If the goal is understanding what's wrong with the world, rather than merely obtaining a satisfying story about what's wrong with the world, then the strongest path is usually:
- Investigate institutions
- Study economics, history, psychology, and incentives
- Engage politically or civically where appropriate
- Maintain a philosophical or spiritual framework if it helps you orient yourself
- Avoid nihilism and grand conspiracy cosmologies as explanatory defaults
In other words: start with reality before ideology.

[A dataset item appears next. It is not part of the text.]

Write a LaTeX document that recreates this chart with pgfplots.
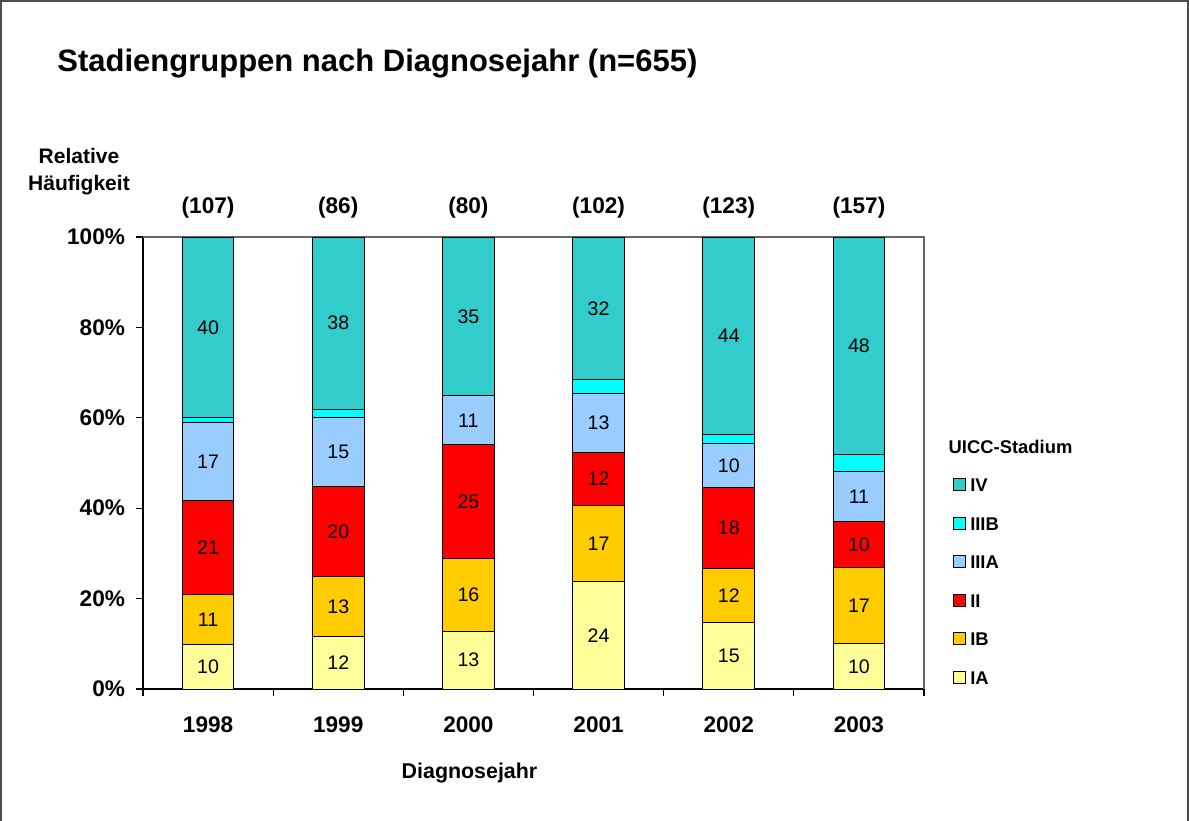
\documentclass[border=0pt]{standalone}
\usepackage{pgfplots}
\pgfplotsset{compat=1.18}
\usepackage{pgfplotstable}
\usepackage{fontspec}
\setmainfont{Liberation Sans}
\definecolor{cIA}{HTML}{FFFF99}
\definecolor{cIB}{HTML}{FFCC00}
\definecolor{cII}{HTML}{FF0000}
\definecolor{cIIIA}{HTML}{99CCFF}
\definecolor{cIIIB}{HTML}{00FFFF}
\definecolor{cIV}{HTML}{33CCCC}

\pgfplotstableread{
x IA IB II IIIA IIIB IV
0 9.9 11.0 20.9 17.1 1.1 40.0
1 11.7 13.2 20.0 15.1 1.9 38.1
2 12.8 16.0 25.2 10.9 0.0 35.1
3 23.7 16.8 11.9 12.9 3.1 31.6
4 14.7 12.0 17.8 9.8 2.1 43.6
5 10.0 16.9 10.1 11.1 3.8 48.1
}\stagedata

\pgfplotsset{
  lab/.style={nodes near coords={\pgfmathprintnumber[fixed,precision=0,assume math mode=true]{\pgfplotspointmeta}},
    point meta=\thisrow{#1},
    every node near coord/.append style={anchor=center, text=black,
      font=\fontsize{9.8}{11}\selectfont}},
}
\tikzset{cnt/.style={font=\bfseries\fontsize{11.3}{13}\selectfont, yshift=14.5pt}}

\begin{document}
\begin{tikzpicture}[x=1pt,y=1pt]
\path[use as bounding box] (-71.5,-65.5) rectangle (523,344.5);
\draw[line width=1pt, black!70] (-71,-66) -- (-71,344) -- (522.5,344) -- (522.5,-66);
\begin{axis}[
  at={(0,0)}, anchor=south west,
  scale only axis, width=390.5pt, height=226pt,
  clip=false,
  ymin=0, ymax=100, xmin=-0.5, xmax=5.5,
  ybar stacked, bar width=25.8pt,
  tick pos=left, tick align=outside,
  axis line style={line width=0.7pt, black},
  xtick={0,...,5}, xticklabels={1998,1999,2000,2001,2002,2003},
  major x tick style={draw=none},
  minor xtick={-0.5,0.5,...,5.5},
  minor tick length=3.5pt, major tick length=3.5pt,
  tick style={black, line width=0.6pt},
  ytick={0,20,...,100}, yticklabels={0\%,20\%,40\%,60\%,80\%,100\%},
  ticklabel style={font=\bfseries\fontsize{11.3}{13}\selectfont},
  xticklabel style={yshift=-7pt},
  yticklabel style={xshift=-2pt},
  reverse legend,
  legend cell align=left,
  legend image code/.code={\draw[#1, line width=0.6pt] (0pt,-3pt) rectangle (6pt,3pt);},
  legend style={at={(1.0367,0.468)}, anchor=north west, draw=none, fill=none,
    inner sep=0pt, row sep=12.25pt, column sep=2pt,
    font=\bfseries\fontsize{9.2}{11}\selectfont,
    nodes={inner sep=0pt, text height=7pt, text depth=0pt}},
]
\addplot[fill=cIA, draw=black, line width=0.5pt, lab=IA] table[x=x,y=IA]{\stagedata};
\addplot[fill=cIB, draw=black, line width=0.5pt, lab=IB] table[x=x,y=IB]{\stagedata};
\addplot[fill=cII, draw=black, line width=0.5pt, lab=II] table[x=x,y=II]{\stagedata};
\addplot[fill=cIIIA, draw=black, line width=0.5pt, lab=IIIA] table[x=x,y=IIIA]{\stagedata};
\addplot[fill=cIIIB, draw=black, line width=0.5pt] table[x=x,y=IIIB]{\stagedata};
\addplot[fill=cIV, draw=black, line width=0.5pt, lab=IV] table[x=x,y=IV]{\stagedata};
\legend{IA,IB,II,IIIA,IIIB,IV}
\draw[black!60, line width=0.7pt] (rel axis cs:0,1) -- (rel axis cs:1,1) -- (rel axis cs:1,0);
\node[cnt] at (axis cs:0,100) {(107)};
\node[cnt] at (axis cs:1,100) {(86)};
\node[cnt] at (axis cs:2,100) {(80)};
\node[cnt] at (axis cs:3,100) {(102)};
\node[cnt] at (axis cs:4,100) {(123)};
\node[cnt] at (axis cs:5,100) {(157)};
\end{axis}
\node[anchor=base west, inner sep=0, font=\bfseries\fontsize{15.5}{18}\selectfont] at (-43,308.5) {Stadiengruppen nach Diagnosejahr (n=655)};
\node[align=center, inner sep=0, font=\bfseries\fontsize{10.5}{13.5}\selectfont] at (-32,258.75) {Relative\\Häufigkeit};
\node[inner sep=0, font=\bfseries\fontsize{10.7}{13}\selectfont] at (163.25,-42) {Diagnosejahr};
\node[anchor=west, inner sep=0, font=\bfseries\fontsize{9.2}{11}\selectfont] at (402.65,121.15) {UICC-Stadium};
\end{tikzpicture}
\end{document}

The difficulty is that reality is often disappointing. People want a single villain, a hidden cabal, a secret reset, a lost utopia, or a master key that explains everything.
Unfortunately, the world is usually broken by dozens of overlapping causes:
- Bureaucratic incentives
- Status competition
- Regulatory capture
- Short-term political thinking
- Human "tribalism"
- Technological change
- Demographic pressures
- Economic trade-offs
- Ordinary incompetence
This is much less cinematic than discovering that the Patriarchs erased Free-Energy Tartaria with giant weather machines.
As for religion, it depends on what you're looking for.
Religion can provide:
- Meaning
- Moral orientation
- Community
- A framework for suffering
Those are real human needs.
Where people get into trouble is when religion becomes a substitute for investigating the material causes of problems.
Likewise, economics can explain incentives but cannot tell you what is worth pursuing.